For the binary search you need to find the "midpoint" between two
index positions, and that is possible for any Collection, because
its associated IndexDistance is required to be a SignedInteger.
A possible implementation (taken from https://stackoverflow.com/a/40226976/1187415) is
extension Collection {
func binarySearch(predicate: (Iterator.Element) -> Bool) -> Index {
var low = startIndex
var high = endIndex
while low != high {
let mid = index(low, offsetBy: distance(from: low, to: high)/2)
if predicate(self[mid]) {
low = index(after: mid)
} else {
high = mid
}
}
return low
}
}
Here distance(from:to:) returns a IndexDistance which can be divided by 2 because it
conforms to SignedInteger (and therefore to IntegerArithmetic), the result
can be used in index(_:offsetBy:).
The documentation of both methods states that the
complexity is
O(1) if the collection conforms to RandomAccessCollection; otherwise, O(n), where n is the absolute value of n.

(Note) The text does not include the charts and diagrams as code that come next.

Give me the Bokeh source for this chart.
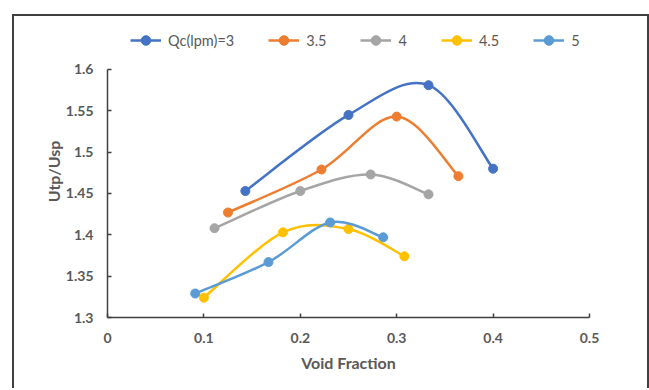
import numpy as np
from bokeh.plotting import figure
from bokeh.models import Range1d, FixedTicker, Legend, LegendItem, Spacer
from bokeh.layouts import column, row
from bokeh.embed import file_html
from bokeh.resources import INLINE

# ---- data ----
series_names = ["Qc(lpm)=3", "3.5", "4", "4.5", "5"]
x_q30 = [0.143, 0.250, 0.333, 0.400]
y_q30 = [1.453, 1.545, 1.581, 1.480]
x_q35 = [0.125, 0.222, 0.300, 0.364]
y_q35 = [1.427, 1.479, 1.543, 1.471]
x_q40 = [0.111, 0.200, 0.273, 0.333]
y_q40 = [1.408, 1.453, 1.473, 1.449]
x_q45 = [0.100, 0.182, 0.250, 0.308]
y_q45 = [1.324, 1.403, 1.407, 1.374]
x_q50 = [0.091, 0.167, 0.231, 0.286]
y_q50 = [1.329, 1.367, 1.415, 1.397]
colors = ["#4472C4", "#ED7D31", "#A5A5A5", "#FFC000", "#5B9BD5"]

x_ticks = [0, 0.1, 0.2, 0.3, 0.4, 0.5]
x_tick_labels = ["0", "0.1", "0.2", "0.3", "0.4", "0.5"]
y_ticks = [1.3, 1.35, 1.4, 1.45, 1.5, 1.55, 1.6]
y_tick_labels = ["1.3", "1.35", "1.4", "1.45", "1.5", "1.55", "1.6"]

xs_all = [x_q30, x_q35, x_q40, x_q45, x_q50]
ys_all = [y_q30, y_q35, y_q40, y_q45, y_q50]


def smooth_segments(xs, ys):
    P = np.column_stack([xs, ys]).astype(float)
    ext = np.vstack([P[0], P, P[-1]])
    out = {k: [] for k in ["x0", "y0", "x1", "y1", "cx0", "cy0", "cx1", "cy1"]}
    for i in range(len(P) - 1):
        p0, p1, p2, p3 = ext[i], ext[i + 1], ext[i + 2], ext[i + 3]
        c0 = p1 + (p2 - p0) / 6.0
        c1 = p2 - (p3 - p1) / 6.0
        out["x0"].append(p1[0]); out["y0"].append(p1[1])
        out["x1"].append(p2[0]); out["y1"].append(p2[1])
        out["cx0"].append(c0[0]); out["cy0"].append(c0[1])
        out["cx1"].append(c1[0]); out["cy1"].append(c1[1])
    return out


FONT = "Lato"
GRAY = "#595959"

# y range extends above 1.6 to leave room for the legend inside the frame;
# the axis line itself is bounded to 1.3..1.6
p = figure(width=633, height=372, output_backend="svg", toolbar_location=None,
           x_range=Range1d(0, 0.5), y_range=Range1d(1.3, 1.6532),
           min_border_left=93, min_border_right=58, min_border_top=9, min_border_bottom=71)
p.outline_line_color = None
p.xgrid.visible = False
p.ygrid.visible = False
p.background_fill_color = "white"
p.border_fill_color = "white"

items = []
for name, xs, ys, c in zip(series_names, xs_all, ys_all, colors):
    seg = smooth_segments(xs, ys)
    rb = p.bezier(source=seg, x0="x0", y0="y0", x1="x1", y1="y1",
                  cx0="cx0", cy0="cy0", cx1="cx1", cy1="cy1",
                  line_color=c, line_width=2.5)
    rs = p.scatter(xs, ys, size=9, marker="circle", fill_color=c, line_color=c)
    items.append(LegendItem(label=name, renderers=[rb, rs]))

for ax in (p.xaxis[0], p.yaxis[0]):
    ax.axis_line_color = "#404040"
    ax.axis_line_width = 1.5
    ax.major_tick_line_color = "#404040"
    ax.major_tick_line_width = 1.5
    ax.major_tick_in = 4
    ax.major_tick_out = 0
    ax.minor_tick_line_color = None
    ax.major_label_text_font = FONT
    ax.major_label_text_font_size = "14px"
    ax.major_label_text_font_style = "bold"
    ax.major_label_text_color = GRAY
    ax.axis_label_text_font = FONT
    ax.axis_label_text_font_size = "16px"
    ax.axis_label_text_font_style = "bold"
    ax.axis_label_text_color = GRAY

p.xaxis.ticker = FixedTicker(ticks=x_ticks)
p.yaxis.ticker = FixedTicker(ticks=y_ticks)
p.yaxis.bounds = (1.3, 1.6)
p.xaxis.major_label_overrides = dict(zip(x_ticks, x_tick_labels))
p.yaxis.major_label_overrides = dict(zip(y_ticks, y_tick_labels))
p.xaxis.axis_label = "Void Fraction"
p.yaxis.axis_label = "Utp/Usp"
p.xaxis.major_label_standoff = 15
p.yaxis.major_label_standoff = 14
p.xaxis.axis_label_standoff = 7
p.yaxis.axis_label_standoff = 0

legend = Legend(items=items, orientation="horizontal", location=(23, 265),
                glyph_width=31, glyph_height=24, label_standoff=7, spacing=34,
                label_width=0, padding=0, margin=0,
                border_line_color=None, background_fill_alpha=0,
                label_text_font=FONT, label_text_font_size="14.5px", label_text_color=GRAY)
p.add_layout(legend, "center")

# chart-area border: left, top and right edges (bottom lies below the window)
boxed = column(p, styles={"border-left": "2px solid #404040",
                          "border-top": "2px solid #404040",
                          "border-right": "2px solid #404040"})
layout = column(Spacer(height=14), row(Spacer(width=12), boxed))

open("out.html", "w").write(file_html(layout, INLINE))
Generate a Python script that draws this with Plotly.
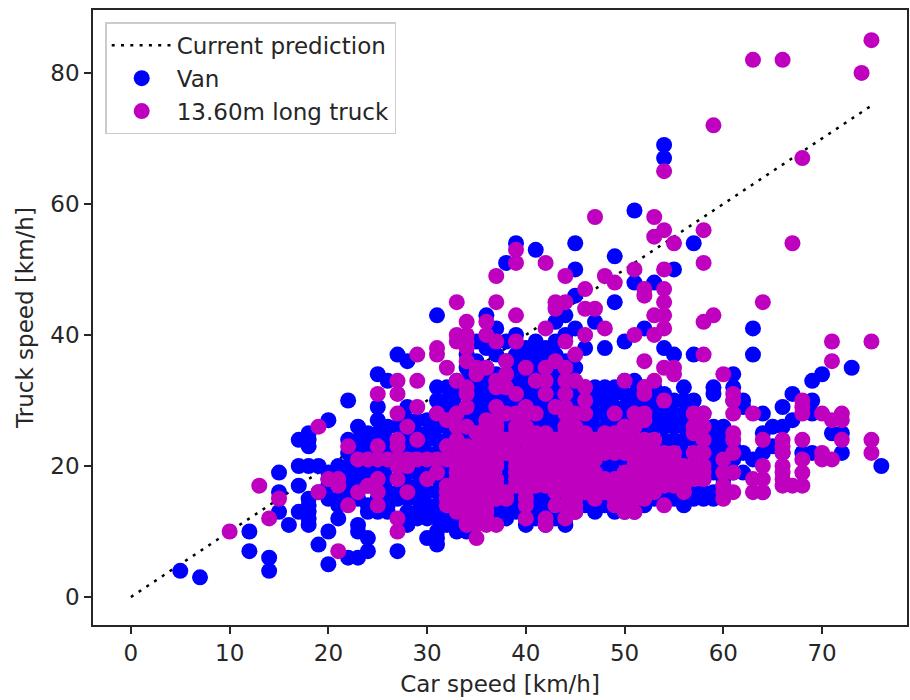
import plotly.graph_objects as go

prediction_x = [0, 75]
prediction_y = [0, 75]

van_car = [5, 7, 12, 14, 15, 16, 17, 18, 19, 20, 21, 22, 23, 24, 25, 26, 27, 28, 29, 30, 31, 32, 33, 34, 35, 36,
           37, 38, 39, 40, 41, 42, 43, 44, 45, 46, 47, 48, 49, 50, 51, 52, 53, 54, 55, 56, 57, 58, 59, 60, 61,
           62, 63, 64, 65, 66, 67, 68, 69, 70, 71, 72, 73, 76]
van_truck = [
    [4], [3], [10, 7], [6, 4], [19, 16, 13], [11], [24, 20, 17, 13],
    [25, 24, 23, 20, 15, 14, 13, 12, 11], [20, 16, 8], [27, 19, 18, 17, 15, 10, 5],
    [20, 19, 17, 15, 14, 12], [30, 24, 22, 20, 19, 18, 16, 6], [26, 24, 22, 20, 18, 17, 15, 11, 10, 6],
    [25, 23, 21, 19, 17, 14, 13, 9, 7], [34, 29, 27, 25, 23, 22, 20, 19, 17, 15, 14, 13],
    [33, 26, 24, 22, 20, 18, 16, 14, 13], [37, 26, 24, 22, 20, 18, 16, 15, 7],
    [36, 29, 27, 25, 23, 21, 19, 17, 15, 13, 11], [27, 25, 23, 21, 19, 17, 15, 13, 12],
    [27, 25, 24, 22, 20, 18, 16, 14, 13, 12, 9],
    [43, 32, 30, 28, 26, 24, 22, 20, 18, 16, 14, 12, 10, 9, 8],
    [32, 30, 28, 26, 24, 22, 20, 18, 17, 16, 15, 14, 13, 12, 11],
    [33, 31, 29, 27, 25, 23, 21, 19, 17, 16, 15, 14, 13, 12, 11, 10],
    [37, 35, 33, 31, 29, 27, 25, 23, 21, 19, 17, 15, 14, 13, 12, 11, 10],
    [39, 36, 34, 32, 30, 28, 26, 24, 22, 20, 18, 16, 15, 14, 13, 12],
    [43, 38, 35, 33, 31, 29, 27, 25, 23, 21, 19, 17, 15, 14, 13, 12],
    [41, 37, 34, 32, 30, 28, 26, 24, 22, 20, 18, 16, 15, 14, 13],
    [51, 39, 36, 34, 32, 30, 28, 26, 24, 22, 20, 18, 16, 14, 13, 12],
    [54, 40, 37, 35, 33, 31, 29, 27, 25, 23, 21, 19, 17, 15, 14, 13],
    [38, 36, 34, 32, 30, 28, 26, 24, 22, 20, 18, 16, 15, 14, 13, 12, 11],
    [53, 39, 37, 35, 33, 31, 29, 27, 25, 23, 21, 19, 17, 15, 14, 13, 12],
    [38, 36, 34, 32, 30, 28, 26, 24, 22, 20, 18, 16, 14, 13, 12, 11],
    [42, 39, 37, 35, 33, 31, 29, 27, 25, 23, 21, 19, 17, 15, 14, 13, 12],
    [43, 40, 36, 34, 32, 30, 28, 26, 24, 22, 20, 18, 16, 14, 13, 12, 11],
    [54, 50, 46, 41, 35, 32, 30, 28, 26, 24, 22, 20, 18, 16, 15, 14, 13],
    [38, 32, 31, 29, 27, 25, 23, 21, 19, 17, 15, 14],
    [42, 32, 31, 30, 28, 26, 24, 22, 20, 18, 16, 14, 13],
    [38, 32, 30, 28, 26, 24, 22, 20, 18, 16, 15, 14],
    [52, 45, 32, 31, 29, 27, 25, 23, 21, 19, 17, 15, 14, 13],
    [39, 33, 31, 29, 27, 25, 23, 21, 19, 17, 15, 14, 13],
    [59, 48, 33, 31, 30, 28, 26, 24, 22, 20, 18, 16, 15, 14, 13],
    [41, 32, 30, 28, 26, 24, 22, 20, 18, 16, 15, 14],
    [48, 32, 30, 28, 26, 24, 22, 20, 18, 16, 15],
    [69, 67, 38, 31, 28, 27, 26, 24, 22, 20, 18, 16, 15],
    [50, 37, 30, 28, 27, 26, 24, 22, 20, 18, 16, 15],
    [32, 30, 28, 27, 26, 24, 22, 20, 18, 16, 15, 14],
    [54, 37, 30, 28, 26, 24, 22, 20, 18, 16, 15],
    [28, 26, 24, 22, 20, 18, 16, 15],
    [32, 31, 26, 25, 24, 23, 22, 21, 20, 19, 16, 15],
    [26, 24, 22, 20, 18, 17],
    [34, 32, 30, 23, 21, 19],
    [30, 29, 22, 19],
    [41, 37, 21],
    [28, 25, 22, 16],
    [26, 23],
    [29, 26, 22],
    [31, 27],
    [22],
    [33, 30, 28, 22],
    [34],
    [25],
    [25, 22],
    [35],
    [20],
]

truck_car = [10, 13, 14, 15, 19, 20, 21, 22, 23, 24, 25, 26, 27, 28, 29, 30, 31, 32, 33, 34, 35, 36, 37, 38, 39,
             40, 41, 42, 43, 44, 45, 46, 47, 48, 49, 50, 51, 52, 53, 54, 55, 56, 57, 58, 59, 60, 61, 63, 64,
             66, 67, 68, 70, 71, 72, 74, 75]
truck_truck = [
    [10], [17], [12], [15], [26, 16], [18], [18, 17, 7], [23, 14], [21, 16], [21, 17],
    [31, 23, 21, 18, 16, 14], [21],
    [33, 31, 28, 24, 23, 21, 20, 18, 12, 10], [26, 21, 20, 16],
    [37, 33, 29, 24, 21], [21, 18],
    [38, 37, 28, 21, 19], [35, 27, 23, 21, 17, 16, 15, 14],
    [45, 40, 39, 33, 28, 26, 24, 23, 21, 20, 19, 18, 17, 16, 15, 14, 13],
    [42, 40, 39, 38, 36, 32, 31, 29, 26, 23, 22, 21, 20, 19, 18, 17, 16, 15, 14, 12, 11],
    [35, 34, 25, 23, 21, 20, 19, 18, 17, 16, 15, 14, 13, 12, 11, 9],
    [42, 40, 35, 27, 26, 24, 22, 21, 20, 19, 18, 17, 16, 15, 14, 13, 12, 11],
    [49, 45, 39, 33, 32, 29, 27, 26, 25, 23, 22, 21, 20, 18, 17, 15, 11],
    [36, 34, 32, 28, 24, 23, 22, 16, 15],
    [53, 51, 43, 39, 31, 28, 26, 25, 24, 22, 21, 20, 19, 18, 17],
    [35, 29, 28, 26, 25, 24, 22, 21, 20, 19, 18, 17, 16, 15, 14, 12],
    [33, 28, 25, 24, 23, 22, 21, 20, 19, 18, 17],
    [51, 41, 35, 33, 31, 25, 24, 23, 22, 21, 20, 19, 18, 17, 12, 11],
    [45, 44, 36, 29, 24, 23, 22, 21, 20, 19, 18, 17, 16, 14],
    [49, 45, 39, 35, 33, 31, 29, 28, 26, 25, 24, 23, 22, 21, 20, 19, 18, 17, 16, 14, 12],
    [37, 33, 28, 26, 25, 24, 23, 22, 21, 20, 19, 18, 17, 16, 15, 14, 13],
    [47, 44, 40, 32, 30, 28, 25, 23, 22, 21, 20, 19, 18, 17, 16],
    [58, 44, 24, 23, 22, 21, 19, 18, 17, 15],
    [49, 41, 25, 24, 23, 22, 18, 17, 16],
    [48, 28, 25, 24, 23, 22, 18, 17, 16, 15, 14],
    [33, 26, 25, 24, 23, 22, 19, 18, 17, 16, 14, 13],
    [50, 40, 28, 26, 24, 23, 22, 21, 20, 19, 18, 17, 16, 15, 13],
    [47, 46, 36, 32, 31, 28, 27, 24, 23, 22, 21, 20, 19, 18, 17, 16, 15],
    [58, 55, 43, 40, 33, 24, 22, 21, 20, 19, 18, 17, 16],
    [65, 56, 50, 47, 45, 43, 41, 35, 30, 22, 21, 20, 19, 18, 17, 14],
    [54, 35, 34, 22, 21, 20, 19, 18, 17],
    [20, 19, 18, 17, 16],
    [28, 26, 25, 22, 20, 18],
    [56, 51, 42, 37, 28, 26, 24, 22, 20, 19, 18],
    [72, 43],
    [34, 21, 19, 17, 16, 15],
    [31, 30, 28, 25, 24, 22, 19, 16],
    [82, 28, 18, 16],
    [45, 24, 20, 18, 16],
    [82, 24, 23, 22, 20, 19, 18, 17],
    [54, 17],
    [67, 30, 29, 28, 24, 21, 19, 17],
    [28, 22, 21],
    [39, 36, 27, 21],
    [28, 27, 24],
    [80],
    [85, 39, 24, 22],
]


def flatten(cars, trucks):
    xs, ys = [], []
    for car, column in zip(cars, trucks):
        for truck in column:
            xs.append(car)
            ys.append(truck)
    return xs, ys


vx, vy = flatten(van_car, van_truck)
tx, ty = flatten(truck_car, truck_truck)

FONT = "DejaVu Sans"
INK = "#262626"
SIZE = 23

fig = go.Figure()
fig.add_trace(go.Scatter(x=prediction_x, y=prediction_y, mode="lines", name="Current prediction",
                         line=dict(color="black", dash="3px,6.3px", width=2.5)))
fig.add_trace(go.Scatter(x=vx, y=vy, mode="markers", name="Van",
                         marker=dict(color="#0000ff", size=16, line=dict(width=0))))
fig.add_trace(go.Scatter(x=tx, y=ty, mode="markers", name="13.60m long truck",
                         marker=dict(color="#bf00bf", size=16, line=dict(width=0))))

axis = dict(showgrid=False, zeroline=False, showline=True, mirror=True, linecolor=INK, linewidth=1.5,
            ticks="outside", ticklen=7, tickwidth=1.5, tickcolor=INK,
            tickfont=dict(family=FONT, size=SIZE, color=INK))

fig.update_layout(
    width=910, height=700, margin=dict(l=93, r=1, t=10, b=75),
    paper_bgcolor="white", plot_bgcolor="white", font=dict(family=FONT, size=SIZE, color=INK),
    xaxis=dict(axis, range=[-3.84, 78.6], tickvals=[0, 10, 20, 30, 40, 50, 60, 70],
               title=dict(text="Car speed [km/h]", font=dict(family=FONT, size=SIZE, color=INK), standoff=11)),
    yaxis=dict(axis, range=[-4.27, 89.6], tickvals=[0, 20, 40, 60, 80],
               title=dict(text="Truck speed [km/h]", font=dict(family=FONT, size=SIZE, color=INK), standoff=10)),
    legend=dict(x=0.015, y=0.98, xanchor="left", yanchor="top", bgcolor="rgba(255,255,255,0.85)",
                bordercolor="#cccccc", borderwidth=1.5, font=dict(family=FONT, size=SIZE, color=INK),
                itemsizing="trace", itemwidth=60),
    showlegend=True,
)
fig.write_html("out.html", post_script="document.body.style.margin='0';",
               config=dict(displayModeBar=False))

So you can implement it as an extension of RandomAccessCollection
if you want to guarantee that it is only used on collections for which
moving indices and measuring distances is a O(1) operation.
Or you implement it as an extension of Collection so that it can
be used universally. It will be "fast" (in the above sense) when
called on a RandomAccessCollection and might be "slow" otherwise.